_WHAT YOU NEED TO DO_
Drop the images; return everything else in the listing below exactly.

(Charts and diagrams as code)
● ● ● ● ●
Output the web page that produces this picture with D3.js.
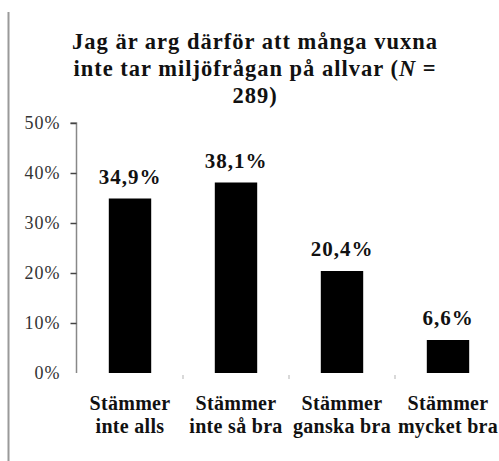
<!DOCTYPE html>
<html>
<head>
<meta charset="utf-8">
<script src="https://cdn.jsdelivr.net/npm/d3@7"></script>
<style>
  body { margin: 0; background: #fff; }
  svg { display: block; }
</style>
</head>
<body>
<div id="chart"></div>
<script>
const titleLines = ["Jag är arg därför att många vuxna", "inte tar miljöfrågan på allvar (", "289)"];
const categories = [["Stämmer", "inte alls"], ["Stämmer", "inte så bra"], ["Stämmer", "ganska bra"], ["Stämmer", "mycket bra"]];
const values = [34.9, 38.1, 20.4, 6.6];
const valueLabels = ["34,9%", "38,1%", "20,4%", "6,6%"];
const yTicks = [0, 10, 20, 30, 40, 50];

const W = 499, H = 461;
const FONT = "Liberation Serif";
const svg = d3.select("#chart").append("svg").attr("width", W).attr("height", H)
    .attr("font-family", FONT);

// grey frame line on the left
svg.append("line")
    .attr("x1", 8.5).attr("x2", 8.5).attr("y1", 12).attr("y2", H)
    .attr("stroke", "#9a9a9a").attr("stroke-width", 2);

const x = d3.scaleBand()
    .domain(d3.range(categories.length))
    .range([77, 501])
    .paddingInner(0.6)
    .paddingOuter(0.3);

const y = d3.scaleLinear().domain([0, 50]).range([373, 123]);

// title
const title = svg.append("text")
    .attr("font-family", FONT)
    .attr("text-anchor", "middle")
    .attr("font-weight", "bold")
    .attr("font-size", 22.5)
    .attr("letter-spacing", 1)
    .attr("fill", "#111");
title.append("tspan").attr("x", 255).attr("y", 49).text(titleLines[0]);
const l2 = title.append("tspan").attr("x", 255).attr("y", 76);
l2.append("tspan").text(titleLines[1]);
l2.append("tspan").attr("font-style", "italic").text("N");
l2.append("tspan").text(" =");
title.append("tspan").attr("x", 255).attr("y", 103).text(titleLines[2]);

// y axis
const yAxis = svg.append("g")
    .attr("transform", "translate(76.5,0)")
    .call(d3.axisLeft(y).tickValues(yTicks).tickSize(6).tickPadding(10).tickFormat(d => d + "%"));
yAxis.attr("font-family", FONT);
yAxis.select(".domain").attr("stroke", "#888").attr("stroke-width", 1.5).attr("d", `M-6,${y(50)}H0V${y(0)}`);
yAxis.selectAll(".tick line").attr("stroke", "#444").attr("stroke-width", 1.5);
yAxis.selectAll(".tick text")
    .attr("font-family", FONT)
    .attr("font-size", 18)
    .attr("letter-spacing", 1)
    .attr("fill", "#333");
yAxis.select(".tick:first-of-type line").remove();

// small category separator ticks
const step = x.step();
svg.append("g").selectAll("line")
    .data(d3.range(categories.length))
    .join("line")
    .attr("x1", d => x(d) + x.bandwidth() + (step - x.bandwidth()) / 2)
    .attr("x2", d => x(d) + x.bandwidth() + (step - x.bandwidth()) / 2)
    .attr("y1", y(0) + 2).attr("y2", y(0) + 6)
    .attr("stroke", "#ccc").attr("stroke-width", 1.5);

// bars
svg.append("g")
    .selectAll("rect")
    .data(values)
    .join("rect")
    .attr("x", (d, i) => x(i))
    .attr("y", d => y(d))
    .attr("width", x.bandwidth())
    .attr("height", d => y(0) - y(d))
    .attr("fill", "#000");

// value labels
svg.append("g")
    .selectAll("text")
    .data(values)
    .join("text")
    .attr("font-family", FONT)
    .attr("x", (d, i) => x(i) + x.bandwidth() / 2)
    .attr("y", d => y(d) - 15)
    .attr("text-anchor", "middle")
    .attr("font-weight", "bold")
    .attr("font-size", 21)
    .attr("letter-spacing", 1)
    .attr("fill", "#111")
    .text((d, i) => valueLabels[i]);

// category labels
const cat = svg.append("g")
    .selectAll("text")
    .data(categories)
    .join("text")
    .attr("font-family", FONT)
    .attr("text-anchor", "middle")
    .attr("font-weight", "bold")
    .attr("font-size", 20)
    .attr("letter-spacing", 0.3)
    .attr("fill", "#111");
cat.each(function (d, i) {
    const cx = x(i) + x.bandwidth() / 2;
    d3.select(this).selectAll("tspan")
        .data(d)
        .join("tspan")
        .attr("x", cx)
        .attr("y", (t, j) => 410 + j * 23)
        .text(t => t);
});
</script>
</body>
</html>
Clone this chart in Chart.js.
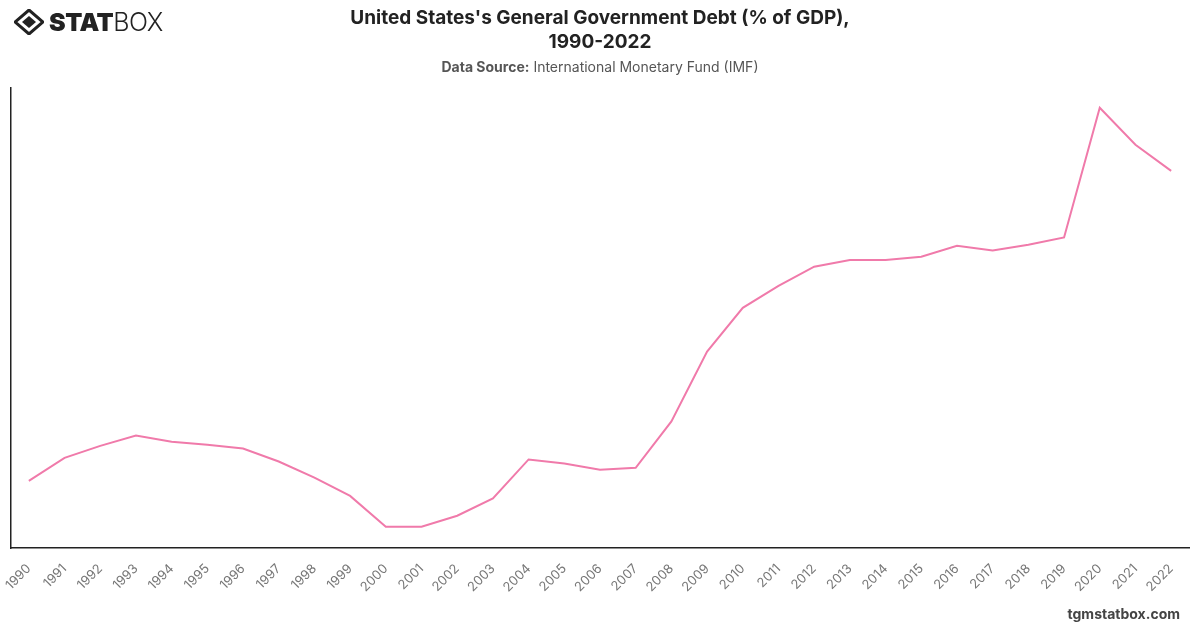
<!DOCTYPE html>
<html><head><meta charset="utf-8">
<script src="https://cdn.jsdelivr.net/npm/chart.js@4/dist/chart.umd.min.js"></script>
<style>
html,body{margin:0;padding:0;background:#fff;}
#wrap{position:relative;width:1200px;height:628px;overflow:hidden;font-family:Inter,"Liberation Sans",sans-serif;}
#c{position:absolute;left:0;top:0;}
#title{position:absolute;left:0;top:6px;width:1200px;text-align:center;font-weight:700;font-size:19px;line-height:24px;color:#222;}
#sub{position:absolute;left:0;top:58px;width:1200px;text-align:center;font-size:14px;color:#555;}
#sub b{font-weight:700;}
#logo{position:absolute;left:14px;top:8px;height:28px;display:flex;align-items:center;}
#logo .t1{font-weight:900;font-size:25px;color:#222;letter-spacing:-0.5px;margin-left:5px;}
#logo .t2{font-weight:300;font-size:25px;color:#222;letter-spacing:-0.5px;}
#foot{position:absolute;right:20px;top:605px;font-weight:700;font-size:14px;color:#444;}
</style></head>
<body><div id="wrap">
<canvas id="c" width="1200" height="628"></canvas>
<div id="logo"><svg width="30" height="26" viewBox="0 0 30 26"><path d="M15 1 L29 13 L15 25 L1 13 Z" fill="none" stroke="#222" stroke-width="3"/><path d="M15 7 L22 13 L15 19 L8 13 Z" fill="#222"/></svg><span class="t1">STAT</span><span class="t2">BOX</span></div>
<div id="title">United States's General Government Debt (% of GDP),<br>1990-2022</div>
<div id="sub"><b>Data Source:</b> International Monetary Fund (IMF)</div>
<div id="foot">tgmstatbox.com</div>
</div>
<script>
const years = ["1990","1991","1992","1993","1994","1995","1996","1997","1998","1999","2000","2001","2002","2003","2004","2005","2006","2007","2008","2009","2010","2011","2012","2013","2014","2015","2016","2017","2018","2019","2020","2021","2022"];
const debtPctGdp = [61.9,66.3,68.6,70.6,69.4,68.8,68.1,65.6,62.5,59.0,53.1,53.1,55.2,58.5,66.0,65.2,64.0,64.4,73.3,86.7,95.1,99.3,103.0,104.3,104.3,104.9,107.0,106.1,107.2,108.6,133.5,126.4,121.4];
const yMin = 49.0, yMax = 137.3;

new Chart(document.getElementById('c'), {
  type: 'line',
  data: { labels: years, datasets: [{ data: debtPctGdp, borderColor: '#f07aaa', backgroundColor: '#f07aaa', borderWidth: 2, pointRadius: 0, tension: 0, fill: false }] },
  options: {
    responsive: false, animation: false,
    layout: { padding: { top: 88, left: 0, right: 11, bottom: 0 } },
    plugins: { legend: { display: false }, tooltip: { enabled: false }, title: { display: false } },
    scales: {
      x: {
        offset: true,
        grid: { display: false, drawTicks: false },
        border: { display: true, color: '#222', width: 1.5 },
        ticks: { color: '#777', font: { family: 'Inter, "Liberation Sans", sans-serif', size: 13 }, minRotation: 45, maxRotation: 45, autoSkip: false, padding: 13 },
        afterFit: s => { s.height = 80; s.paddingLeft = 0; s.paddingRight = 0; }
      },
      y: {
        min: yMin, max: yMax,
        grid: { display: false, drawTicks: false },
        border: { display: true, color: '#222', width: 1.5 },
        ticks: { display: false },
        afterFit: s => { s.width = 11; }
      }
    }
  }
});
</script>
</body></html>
● ● ● ● ●
_TASK SOLUTION_
Output the web page that produces this picture with D3.js.
<!DOCTYPE html>
<html>
<head>
<meta charset="utf-8">
<script src="https://cdn.jsdelivr.net/npm/d3@7"></script>
<style>
  body { margin: 0; background: #fff; }
  svg { display: block; }
</style>
</head>
<body>
<div id="chart"></div>
<script>
const titleLines = ["Jag är arg därför att många vuxna", "inte tar miljöfrågan på allvar (", "289)"];
const categories = [["Stämmer", "inte alls"], ["Stämmer", "inte så bra"], ["Stämmer", "ganska bra"], ["Stämmer", "mycket bra"]];
const values = [34.9, 38.1, 20.4, 6.6];
const valueLabels = ["34,9%", "38,1%", "20,4%", "6,6%"];
const yTicks = [0, 10, 20, 30, 40, 50];

const W = 499, H = 461;
const FONT = "Liberation Serif";
const svg = d3.select("#chart").append("svg").attr("width", W).attr("height", H)
    .attr("font-family", FONT);

// grey frame line on the left
svg.append("line")
    .attr("x1", 8.5).attr("x2", 8.5).attr("y1", 12).attr("y2", H)
    .attr("stroke", "#9a9a9a").attr("stroke-width", 2);

const x = d3.scaleBand()
    .domain(d3.range(categories.length))
    .range([77, 501])
    .paddingInner(0.6)
    .paddingOuter(0.3);

const y = d3.scaleLinear().domain([0, 50]).range([373, 123]);

// title
const title = svg.append("text")
    .attr("font-family", FONT)
    .attr("text-anchor", "middle")
    .attr("font-weight", "bold")
    .attr("font-size", 22.5)
    .attr("letter-spacing", 1)
    .attr("fill", "#111");
title.append("tspan").attr("x", 255).attr("y", 49).text(titleLines[0]);
const l2 = title.append("tspan").attr("x", 255).attr("y", 76);
l2.append("tspan").text(titleLines[1]);
l2.append("tspan").attr("font-style", "italic").text("N");
l2.append("tspan").text(" =");
title.append("tspan").attr("x", 255).attr("y", 103).text(titleLines[2]);

// y axis
const yAxis = svg.append("g")
    .attr("transform", "translate(76.5,0)")
    .call(d3.axisLeft(y).tickValues(yTicks).tickSize(6).tickPadding(10).tickFormat(d => d + "%"));
yAxis.attr("font-family", FONT);
yAxis.select(".domain").attr("stroke", "#888").attr("stroke-width", 1.5).attr("d", `M-6,${y(50)}H0V${y(0)}`);
yAxis.selectAll(".tick line").attr("stroke", "#444").attr("stroke-width", 1.5);
yAxis.selectAll(".tick text")
    .attr("font-family", FONT)
    .attr("font-size", 18)
    .attr("letter-spacing", 1)
    .attr("fill", "#333");
yAxis.select(".tick:first-of-type line").remove();

// small category separator ticks
const step = x.step();
svg.append("g").selectAll("line")
    .data(d3.range(categories.length))
    .join("line")
    .attr("x1", d => x(d) + x.bandwidth() + (step - x.bandwidth()) / 2)
    .attr("x2", d => x(d) + x.bandwidth() + (step - x.bandwidth()) / 2)
    .attr("y1", y(0) + 2).attr("y2", y(0) + 6)
    .attr("stroke", "#ccc").attr("stroke-width", 1.5);

// bars
svg.append("g")
    .selectAll("rect")
    .data(values)
    .join("rect")
    .attr("x", (d, i) => x(i))
    .attr("y", d => y(d))
    .attr("width", x.bandwidth())
    .attr("height", d => y(0) - y(d))
    .attr("fill", "#000");

// value labels
svg.append("g")
    .selectAll("text")
    .data(values)
    .join("text")
    .attr("font-family", FONT)
    .attr("x", (d, i) => x(i) + x.bandwidth() / 2)
    .attr("y", d => y(d) - 15)
    .attr("text-anchor", "middle")
    .attr("font-weight", "bold")
    .attr("font-size", 21)
    .attr("letter-spacing", 1)
    .attr("fill", "#111")
    .text((d, i) => valueLabels[i]);

// category labels
const cat = svg.append("g")
    .selectAll("text")
    .data(categories)
    .join("text")
    .attr("font-family", FONT)
    .attr("text-anchor", "middle")
    .attr("font-weight", "bold")
    .attr("font-size", 20)
    .attr("letter-spacing", 0.3)
    .attr("fill", "#111");
cat.each(function (d, i) {
    const cx = x(i) + x.bandwidth() / 2;
    d3.select(this).selectAll("tspan")
        .data(d)
        .join("tspan")
        .attr("x", cx)
        .attr("y", (t, j) => 410 + j * 23)
        .text(t => t);
});
</script>
</body>
</html>
Clone this chart in Chart.js.
<!DOCTYPE html>
<html><head><meta charset="utf-8">
<script src="https://cdn.jsdelivr.net/npm/chart.js@4/dist/chart.umd.min.js"></script>
<style>
html,body{margin:0;padding:0;background:#fff;}
#wrap{position:relative;width:1200px;height:628px;overflow:hidden;font-family:Inter,"Liberation Sans",sans-serif;}
#c{position:absolute;left:0;top:0;}
#title{position:absolute;left:0;top:6px;width:1200px;text-align:center;font-weight:700;font-size:19px;line-height:24px;color:#222;}
#sub{position:absolute;left:0;top:58px;width:1200px;text-align:center;font-size:14px;color:#555;}
#sub b{font-weight:700;}
#logo{position:absolute;left:14px;top:8px;height:28px;display:flex;align-items:center;}
#logo .t1{font-weight:900;font-size:25px;color:#222;letter-spacing:-0.5px;margin-left:5px;}
#logo .t2{font-weight:300;font-size:25px;color:#222;letter-spacing:-0.5px;}
#foot{position:absolute;right:20px;top:605px;font-weight:700;font-size:14px;color:#444;}
</style></head>
<body><div id="wrap">
<canvas id="c" width="1200" height="628"></canvas>
<div id="logo"><svg width="30" height="26" viewBox="0 0 30 26"><path d="M15 1 L29 13 L15 25 L1 13 Z" fill="none" stroke="#222" stroke-width="3"/><path d="M15 7 L22 13 L15 19 L8 13 Z" fill="#222"/></svg><span class="t1">STAT</span><span class="t2">BOX</span></div>
<div id="title">United States's General Government Debt (% of GDP),<br>1990-2022</div>
<div id="sub"><b>Data Source:</b> International Monetary Fund (IMF)</div>
<div id="foot">tgmstatbox.com</div>
</div>
<script>
const years = ["1990","1991","1992","1993","1994","1995","1996","1997","1998","1999","2000","2001","2002","2003","2004","2005","2006","2007","2008","2009","2010","2011","2012","2013","2014","2015","2016","2017","2018","2019","2020","2021","2022"];
const debtPctGdp = [61.9,66.3,68.6,70.6,69.4,68.8,68.1,65.6,62.5,59.0,53.1,53.1,55.2,58.5,66.0,65.2,64.0,64.4,73.3,86.7,95.1,99.3,103.0,104.3,104.3,104.9,107.0,106.1,107.2,108.6,133.5,126.4,121.4];
const yMin = 49.0, yMax = 137.3;

new Chart(document.getElementById('c'), {
  type: 'line',
  data: { labels: years, datasets: [{ data: debtPctGdp, borderColor: '#f07aaa', backgroundColor: '#f07aaa', borderWidth: 2, pointRadius: 0, tension: 0, fill: false }] },
  options: {
    responsive: false, animation: false,
    layout: { padding: { top: 88, left: 0, right: 11, bottom: 0 } },
    plugins: { legend: { display: false }, tooltip: { enabled: false }, title: { display: false } },
    scales: {
      x: {
        offset: true,
        grid: { display: false, drawTicks: false },
        border: { display: true, color: '#222', width: 1.5 },
        ticks: { color: '#777', font: { family: 'Inter, "Liberation Sans", sans-serif', size: 13 }, minRotation: 45, maxRotation: 45, autoSkip: false, padding: 13 },
        afterFit: s => { s.height = 80; s.paddingLeft = 0; s.paddingRight = 0; }
      },
      y: {
        min: yMin, max: yMax,
        grid: { display: false, drawTicks: false },
        border: { display: true, color: '#222', width: 1.5 },
        ticks: { display: false },
        afterFit: s => { s.width = 11; }
      }
    }
  }
});
</script>
</body></html>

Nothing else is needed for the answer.